At the moment, the family’s Wal-Mart shares are held by Walton Enterprises, a family partnership set up by Sam Walton before he died to avoid estate taxes. His children, Rob, John, Jim and Alice, each were allotted one-fifth of the partnership — or about 8 percent of the family’s Wal-Mart’s shares each. Sam and Helen each got a tenth, and when Sam died in 1992, Helen inherited his stake tax-free.
The Waltons have said they plan to give Helen’s Wal-Mart stock to the Walton Family Foundation at some point, perhaps after her death. Helen is now in her 80s and frail.
Many affluent families used to use family foundations as a way of keeping control of their companies while avoiding taxes. But in 1969, Congress passed a law to forbid a foundation and its family members from owning more than 20 percent of any company.
“The point of the rule is that individuals shouldn’t be able to use private foundations as a device to control the business,” said Janne Gallagher, general counsel of the Council on Foundations, a Washington-based trade association for these charitable organizations.
But Congress also gave family foundations an escape hatch, saying they don’t have to worry that a family’s collective holdings exceed the limit, as long as the foundation itself doesn’t own more than 2 percent. But Helen’s 8 percent holdings far exceed the cap. So, the Waltons have asked lawmakers to lift the limit to 5 percent.
Charitable Giving Bill
In making their case on Capitol Hill, the Waltons deny trying to cling onto the family business, instead saying they want to maximize their donations to charity. They argue that if they had to liquidate such a large number of shares in a hurry, or during a period of declining stock prices, their return would be depressed. Ultimately, that would mean less money for charity.
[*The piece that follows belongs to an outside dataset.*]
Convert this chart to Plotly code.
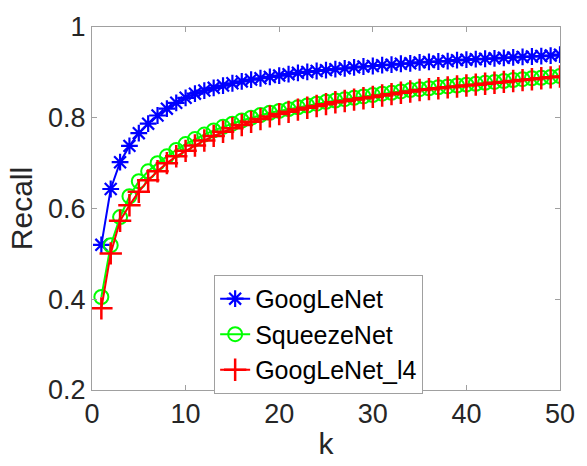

In 2003, the most recent year records are available, the foundation gave $107 million, largely to support programs such as charter schools and school vouchers.
Son John, who was killed in a small plane accident in June, had led the family’s philanthropic efforts. There has been no public disclosures of what happened to his shares, but his wife can inherit them tax-free and keep them with the family partnership.
“The code doesn’t require a fire sale,” said Gallagher. The law not only gives five years to sell the excess stock, it also gives an additional five-year extension for a total of 10 years to dispose of the shares.
The Council of Foundations doesn’t lobby for or against the Walton’s proposal, but Gallagher said she is unaware of any other family in America that is pressing for the same privilege.
Despite the family’s formidable political donations, it hasn’t yet had much luck convincing Congress. A charitable giving bill — the most obvious vehicle for the family provision — is dead, due to unrelated disputes among senators over nonprofit activities. The last time similar legislation almost became law in 2003, the Waltons had no provisions in one chamber’s version and were disappointed with what the other chamber included.
This fight is different from the preoccupation of other rich families: whether to keep or abolish the estate tax. The Waltons refuse to say what their position is on inheritance taxes, but they probably were aware that Rothrock, their Washington lobbyist, represents a coalition of other powerful families, including the Marses and the Gallos, in the anti-estate tax movement.
And the family foundation has donated tens of thousands of dollars to conservative policy groups, such as Americans for Tax Reform, the Cato Institute and the Heritage Foundation, who have lead the ideological charge to eradicate the estate tax.